TASK DIRECTIONS =
The material below should be written out in full and exactly; pictures stay out of the copy.
:: STORED DATA ::
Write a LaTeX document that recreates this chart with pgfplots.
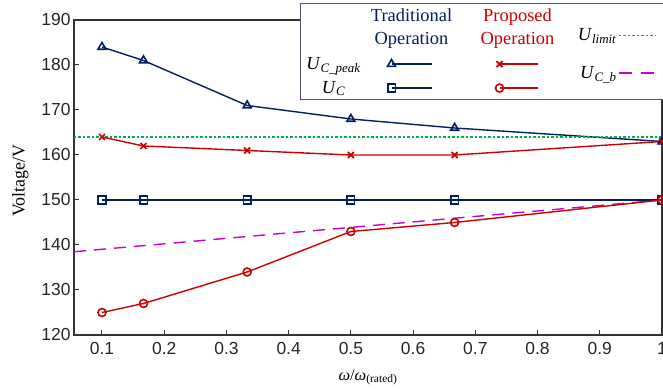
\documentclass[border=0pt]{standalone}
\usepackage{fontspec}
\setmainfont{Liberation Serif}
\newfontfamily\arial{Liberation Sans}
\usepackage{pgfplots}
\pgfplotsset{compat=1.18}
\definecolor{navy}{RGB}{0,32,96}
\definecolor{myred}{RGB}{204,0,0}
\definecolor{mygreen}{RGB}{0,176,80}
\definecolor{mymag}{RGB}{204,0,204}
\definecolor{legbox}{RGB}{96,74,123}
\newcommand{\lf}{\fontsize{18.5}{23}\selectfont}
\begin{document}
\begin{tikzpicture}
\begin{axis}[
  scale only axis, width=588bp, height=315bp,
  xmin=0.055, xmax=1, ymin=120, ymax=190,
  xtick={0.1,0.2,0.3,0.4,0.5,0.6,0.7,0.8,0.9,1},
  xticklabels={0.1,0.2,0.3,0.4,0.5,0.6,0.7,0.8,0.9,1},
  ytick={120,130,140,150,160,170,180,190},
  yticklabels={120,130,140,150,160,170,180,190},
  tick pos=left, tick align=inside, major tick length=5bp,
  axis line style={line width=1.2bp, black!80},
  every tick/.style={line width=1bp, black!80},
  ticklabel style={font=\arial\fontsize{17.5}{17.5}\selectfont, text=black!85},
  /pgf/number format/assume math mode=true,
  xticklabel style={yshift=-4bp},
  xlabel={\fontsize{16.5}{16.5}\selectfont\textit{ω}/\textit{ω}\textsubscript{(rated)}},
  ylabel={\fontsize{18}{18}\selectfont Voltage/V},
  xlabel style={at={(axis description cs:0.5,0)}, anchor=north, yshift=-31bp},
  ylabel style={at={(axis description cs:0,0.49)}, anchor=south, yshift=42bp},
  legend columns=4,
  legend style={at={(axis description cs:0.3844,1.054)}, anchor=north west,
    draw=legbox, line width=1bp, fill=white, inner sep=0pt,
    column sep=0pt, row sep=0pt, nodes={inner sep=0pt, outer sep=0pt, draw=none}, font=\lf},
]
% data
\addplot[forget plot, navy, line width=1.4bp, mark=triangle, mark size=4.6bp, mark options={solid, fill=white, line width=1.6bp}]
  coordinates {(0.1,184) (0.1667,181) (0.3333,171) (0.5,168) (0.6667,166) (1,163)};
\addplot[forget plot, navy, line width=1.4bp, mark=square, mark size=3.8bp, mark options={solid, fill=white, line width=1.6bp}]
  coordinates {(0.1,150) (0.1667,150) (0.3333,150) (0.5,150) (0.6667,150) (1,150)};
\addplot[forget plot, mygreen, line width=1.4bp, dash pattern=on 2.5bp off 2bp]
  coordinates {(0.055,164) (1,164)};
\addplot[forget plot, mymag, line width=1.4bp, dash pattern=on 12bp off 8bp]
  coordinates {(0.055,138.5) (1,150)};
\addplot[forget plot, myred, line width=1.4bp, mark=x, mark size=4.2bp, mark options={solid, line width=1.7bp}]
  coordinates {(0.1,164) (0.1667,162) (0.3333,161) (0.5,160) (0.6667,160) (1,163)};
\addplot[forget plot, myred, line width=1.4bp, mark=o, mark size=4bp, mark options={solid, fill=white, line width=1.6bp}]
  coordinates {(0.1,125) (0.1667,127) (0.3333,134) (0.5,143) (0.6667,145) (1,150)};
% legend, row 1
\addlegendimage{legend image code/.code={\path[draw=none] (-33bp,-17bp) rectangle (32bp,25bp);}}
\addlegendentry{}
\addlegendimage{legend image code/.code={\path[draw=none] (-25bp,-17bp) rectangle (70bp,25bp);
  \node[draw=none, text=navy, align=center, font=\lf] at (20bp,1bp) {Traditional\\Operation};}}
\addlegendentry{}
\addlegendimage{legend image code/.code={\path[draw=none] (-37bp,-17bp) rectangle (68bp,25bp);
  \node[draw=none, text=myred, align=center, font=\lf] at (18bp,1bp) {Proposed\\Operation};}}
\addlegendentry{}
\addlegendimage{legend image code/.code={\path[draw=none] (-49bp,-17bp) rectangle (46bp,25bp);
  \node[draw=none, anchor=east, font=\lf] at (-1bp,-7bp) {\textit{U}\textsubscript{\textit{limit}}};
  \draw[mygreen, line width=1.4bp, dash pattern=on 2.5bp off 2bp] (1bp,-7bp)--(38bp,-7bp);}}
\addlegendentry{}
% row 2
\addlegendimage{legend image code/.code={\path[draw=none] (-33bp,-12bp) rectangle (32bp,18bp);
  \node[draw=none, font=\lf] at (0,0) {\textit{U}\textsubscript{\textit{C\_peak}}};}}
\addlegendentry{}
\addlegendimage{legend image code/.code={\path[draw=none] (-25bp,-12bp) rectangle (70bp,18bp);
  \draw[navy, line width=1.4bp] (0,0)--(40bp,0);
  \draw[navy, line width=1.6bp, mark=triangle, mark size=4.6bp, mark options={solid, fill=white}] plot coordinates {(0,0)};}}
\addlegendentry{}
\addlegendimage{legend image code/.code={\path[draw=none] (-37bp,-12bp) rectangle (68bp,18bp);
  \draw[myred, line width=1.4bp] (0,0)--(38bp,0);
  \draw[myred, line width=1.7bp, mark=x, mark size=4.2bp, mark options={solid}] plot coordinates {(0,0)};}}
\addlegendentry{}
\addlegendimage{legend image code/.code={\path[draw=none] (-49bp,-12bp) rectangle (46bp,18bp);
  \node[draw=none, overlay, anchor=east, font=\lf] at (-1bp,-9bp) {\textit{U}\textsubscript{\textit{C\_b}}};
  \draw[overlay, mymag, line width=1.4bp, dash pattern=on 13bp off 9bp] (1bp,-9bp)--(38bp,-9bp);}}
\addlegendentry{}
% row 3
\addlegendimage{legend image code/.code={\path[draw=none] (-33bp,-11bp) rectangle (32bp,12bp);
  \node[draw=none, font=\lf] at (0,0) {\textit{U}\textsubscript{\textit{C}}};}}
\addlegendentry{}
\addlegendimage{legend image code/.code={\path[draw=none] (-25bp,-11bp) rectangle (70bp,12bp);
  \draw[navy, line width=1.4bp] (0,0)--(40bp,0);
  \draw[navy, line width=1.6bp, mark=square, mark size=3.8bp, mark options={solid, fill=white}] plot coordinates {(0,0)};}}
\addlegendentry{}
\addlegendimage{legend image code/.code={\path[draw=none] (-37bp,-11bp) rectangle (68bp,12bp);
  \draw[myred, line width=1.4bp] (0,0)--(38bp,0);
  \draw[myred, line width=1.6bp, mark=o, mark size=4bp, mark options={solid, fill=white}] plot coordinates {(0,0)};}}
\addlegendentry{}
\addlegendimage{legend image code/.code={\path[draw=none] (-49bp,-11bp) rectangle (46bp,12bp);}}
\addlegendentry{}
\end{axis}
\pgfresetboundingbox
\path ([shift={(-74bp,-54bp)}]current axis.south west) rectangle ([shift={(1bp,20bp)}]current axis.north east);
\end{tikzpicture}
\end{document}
:::
WRITTEN SOLUTION =
Write a LaTeX document that recreates this chart with pgfplots.
\documentclass[border=0pt]{standalone}
\usepackage{fontspec}
\setmainfont{Liberation Serif}
\newfontfamily\arial{Liberation Sans}
\usepackage{pgfplots}
\pgfplotsset{compat=1.18}
\definecolor{navy}{RGB}{0,32,96}
\definecolor{myred}{RGB}{204,0,0}
\definecolor{mygreen}{RGB}{0,176,80}
\definecolor{mymag}{RGB}{204,0,204}
\definecolor{legbox}{RGB}{96,74,123}
\newcommand{\lf}{\fontsize{18.5}{23}\selectfont}
\begin{document}
\begin{tikzpicture}
\begin{axis}[
  scale only axis, width=588bp, height=315bp,
  xmin=0.055, xmax=1, ymin=120, ymax=190,
  xtick={0.1,0.2,0.3,0.4,0.5,0.6,0.7,0.8,0.9,1},
  xticklabels={0.1,0.2,0.3,0.4,0.5,0.6,0.7,0.8,0.9,1},
  ytick={120,130,140,150,160,170,180,190},
  yticklabels={120,130,140,150,160,170,180,190},
  tick pos=left, tick align=inside, major tick length=5bp,
  axis line style={line width=1.2bp, black!80},
  every tick/.style={line width=1bp, black!80},
  ticklabel style={font=\arial\fontsize{17.5}{17.5}\selectfont, text=black!85},
  /pgf/number format/assume math mode=true,
  xticklabel style={yshift=-4bp},
  xlabel={\fontsize{16.5}{16.5}\selectfont\textit{ω}/\textit{ω}\textsubscript{(rated)}},
  ylabel={\fontsize{18}{18}\selectfont Voltage/V},
  xlabel style={at={(axis description cs:0.5,0)}, anchor=north, yshift=-31bp},
  ylabel style={at={(axis description cs:0,0.49)}, anchor=south, yshift=42bp},
  legend columns=4,
  legend style={at={(axis description cs:0.3844,1.054)}, anchor=north west,
    draw=legbox, line width=1bp, fill=white, inner sep=0pt,
    column sep=0pt, row sep=0pt, nodes={inner sep=0pt, outer sep=0pt, draw=none}, font=\lf},
]
% data
\addplot[forget plot, navy, line width=1.4bp, mark=triangle, mark size=4.6bp, mark options={solid, fill=white, line width=1.6bp}]
  coordinates {(0.1,184) (0.1667,181) (0.3333,171) (0.5,168) (0.6667,166) (1,163)};
\addplot[forget plot, navy, line width=1.4bp, mark=square, mark size=3.8bp, mark options={solid, fill=white, line width=1.6bp}]
  coordinates {(0.1,150) (0.1667,150) (0.3333,150) (0.5,150) (0.6667,150) (1,150)};
\addplot[forget plot, mygreen, line width=1.4bp, dash pattern=on 2.5bp off 2bp]
  coordinates {(0.055,164) (1,164)};
\addplot[forget plot, mymag, line width=1.4bp, dash pattern=on 12bp off 8bp]
  coordinates {(0.055,138.5) (1,150)};
\addplot[forget plot, myred, line width=1.4bp, mark=x, mark size=4.2bp, mark options={solid, line width=1.7bp}]
  coordinates {(0.1,164) (0.1667,162) (0.3333,161) (0.5,160) (0.6667,160) (1,163)};
\addplot[forget plot, myred, line width=1.4bp, mark=o, mark size=4bp, mark options={solid, fill=white, line width=1.6bp}]
  coordinates {(0.1,125) (0.1667,127) (0.3333,134) (0.5,143) (0.6667,145) (1,150)};
% legend, row 1
\addlegendimage{legend image code/.code={\path[draw=none] (-33bp,-17bp) rectangle (32bp,25bp);}}
\addlegendentry{}
\addlegendimage{legend image code/.code={\path[draw=none] (-25bp,-17bp) rectangle (70bp,25bp);
  \node[draw=none, text=navy, align=center, font=\lf] at (20bp,1bp) {Traditional\\Operation};}}
\addlegendentry{}
\addlegendimage{legend image code/.code={\path[draw=none] (-37bp,-17bp) rectangle (68bp,25bp);
  \node[draw=none, text=myred, align=center, font=\lf] at (18bp,1bp) {Proposed\\Operation};}}
\addlegendentry{}
\addlegendimage{legend image code/.code={\path[draw=none] (-49bp,-17bp) rectangle (46bp,25bp);
  \node[draw=none, anchor=east, font=\lf] at (-1bp,-7bp) {\textit{U}\textsubscript{\textit{limit}}};
  \draw[mygreen, line width=1.4bp, dash pattern=on 2.5bp off 2bp] (1bp,-7bp)--(38bp,-7bp);}}
\addlegendentry{}
% row 2
\addlegendimage{legend image code/.code={\path[draw=none] (-33bp,-12bp) rectangle (32bp,18bp);
  \node[draw=none, font=\lf] at (0,0) {\textit{U}\textsubscript{\textit{C\_peak}}};}}
\addlegendentry{}
\addlegendimage{legend image code/.code={\path[draw=none] (-25bp,-12bp) rectangle (70bp,18bp);
  \draw[navy, line width=1.4bp] (0,0)--(40bp,0);
  \draw[navy, line width=1.6bp, mark=triangle, mark size=4.6bp, mark options={solid, fill=white}] plot coordinates {(0,0)};}}
\addlegendentry{}
\addlegendimage{legend image code/.code={\path[draw=none] (-37bp,-12bp) rectangle (68bp,18bp);
  \draw[myred, line width=1.4bp] (0,0)--(38bp,0);
  \draw[myred, line width=1.7bp, mark=x, mark size=4.2bp, mark options={solid}] plot coordinates {(0,0)};}}
\addlegendentry{}
\addlegendimage{legend image code/.code={\path[draw=none] (-49bp,-12bp) rectangle (46bp,18bp);
  \node[draw=none, overlay, anchor=east, font=\lf] at (-1bp,-9bp) {\textit{U}\textsubscript{\textit{C\_b}}};
  \draw[overlay, mymag, line width=1.4bp, dash pattern=on 13bp off 9bp] (1bp,-9bp)--(38bp,-9bp);}}
\addlegendentry{}
% row 3
\addlegendimage{legend image code/.code={\path[draw=none] (-33bp,-11bp) rectangle (32bp,12bp);
  \node[draw=none, font=\lf] at (0,0) {\textit{U}\textsubscript{\textit{C}}};}}
\addlegendentry{}
\addlegendimage{legend image code/.code={\path[draw=none] (-25bp,-11bp) rectangle (70bp,12bp);
  \draw[navy, line width=1.4bp] (0,0)--(40bp,0);
  \draw[navy, line width=1.6bp, mark=square, mark size=3.8bp, mark options={solid, fill=white}] plot coordinates {(0,0)};}}
\addlegendentry{}
\addlegendimage{legend image code/.code={\path[draw=none] (-37bp,-11bp) rectangle (68bp,12bp);
  \draw[myred, line width=1.4bp] (0,0)--(38bp,0);
  \draw[myred, line width=1.6bp, mark=o, mark size=4bp, mark options={solid, fill=white}] plot coordinates {(0,0)};}}
\addlegendentry{}
\addlegendimage{legend image code/.code={\path[draw=none] (-49bp,-11bp) rectangle (46bp,12bp);}}
\addlegendentry{}
\end{axis}
\pgfresetboundingbox
\path ([shift={(-74bp,-54bp)}]current axis.south west) rectangle ([shift={(1bp,20bp)}]current axis.north east);
\end{tikzpicture}
\end{document}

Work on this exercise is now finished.